Saadia Haq: Yes, I totally agree with you and having worked with international organizations on such issues to come towards such realizations. So tell me more of your work?
Nadia Zehri*: I am supporting the documentation of missing persons, unexplained deaths and filing cases of abducted men and women. I also report case studies of relatives of abducted Baloch women and children, all in all we work very carefully otherwise we could end up dead tomorrow.
Saadia Haq: When you joined the movement, what was the reaction of your family?
Nadia Zehri*: They were worried but agreed that women cannot sit at home and accept their fate to die or become widows. In recent years, there has been a very positive increase in numbers of women taking up active and leading roles in the Baloch nationalist movement. In my sessions with women I have been discussing the need for women’s participation at various places. Sometimes, the husbands or children also come to sit in at these meetings.
Saadia Haq: What are the reactions of women and people on such sessions?
Nadia Zehri*: It is usually a space where we can freely discuss on our problems, women voice many grave issues. The reality is that Baloch are fed up of being marginalized and discriminated against. The baloch anger is rooted in deep poverty, for despite its vast natural wealth, Balochistan is desperately poor – barely 25% of the population is literate (the national average is 47%), around 30% are unemployed and just 7% have access to tap water. And while Balochistan provides one-third of Pakistan’s natural gas, only a handful of its own people have gas in their homes. We want to control our natural resources rightly so, no Pakistan, no China, India, US or no whatever.
Saadia Haq: I agree, because during my several visits to Quetta, I saw the state of affairs and the daily struggles of the people. I also noticed during my meetings with activists that there is strong anti Pakistani fervor and can understand the reasons. What have you to say about this?
Nadia Zehri*: It is true but I want to clarify that we are against the government and military’s doings because otherwise many Baloch people have been integrating into other places like in Karachi and Hyderabad. However, here Balochi school going children refuse to sing the Pakistani national anthem or fly its flag. Like myself, many women fed up of being stuck into conflict have joined the struggle and many universities are full of nationalist sentiment. But the GoP should ask itself as to what it has really done for us, instead the Punjab governments are hell-bent on draining our resources.

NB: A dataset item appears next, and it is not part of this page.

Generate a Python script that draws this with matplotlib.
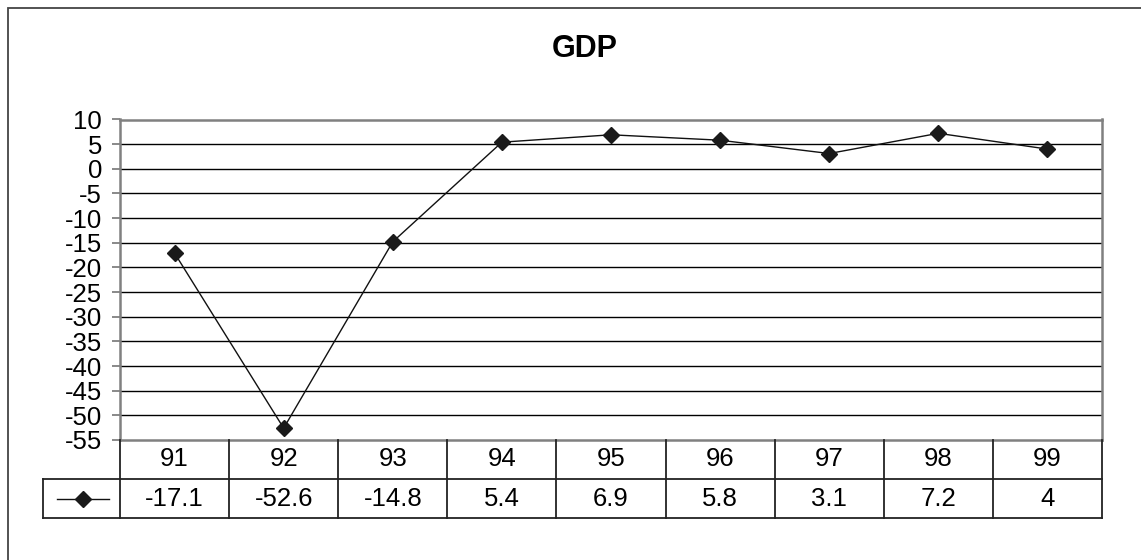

Saadia Haq: If Baloch insurgents take control over Balochistan’s resources, will that help the Balochi people?
Nadia Zehri*: That is a question I have been asking myself time and again. I fear Baloch people’s struggle will be manipulated by the militant lords for their own interests. I and many other female activists are arguing to end this conflict peacefully because we are suffering the most!
Saadia Haq: If you don’t mind me asking do you personally feel any Pakistani sentiment within yourself. Do you think that Pakistan and diversity go hand in hand?
Nadia Zehri*: Pakistan is a country where on a major scale the ability of Pakistanis to live together despite its patchwork of ethnicities and cultures under an Islamic shadow is our strength. All in all, there is a strong sense of oneness despite me being Baloch, you being Muhajir and so on. But there are grave threats to its own existence mostly due to corruption and bad governance.
With this we came to an end of this interview, I thanked Nadia Zehri* for agreeing to speak considering the risks involved to both of us. This is a true story but names and details have been changed to protect the interviewed.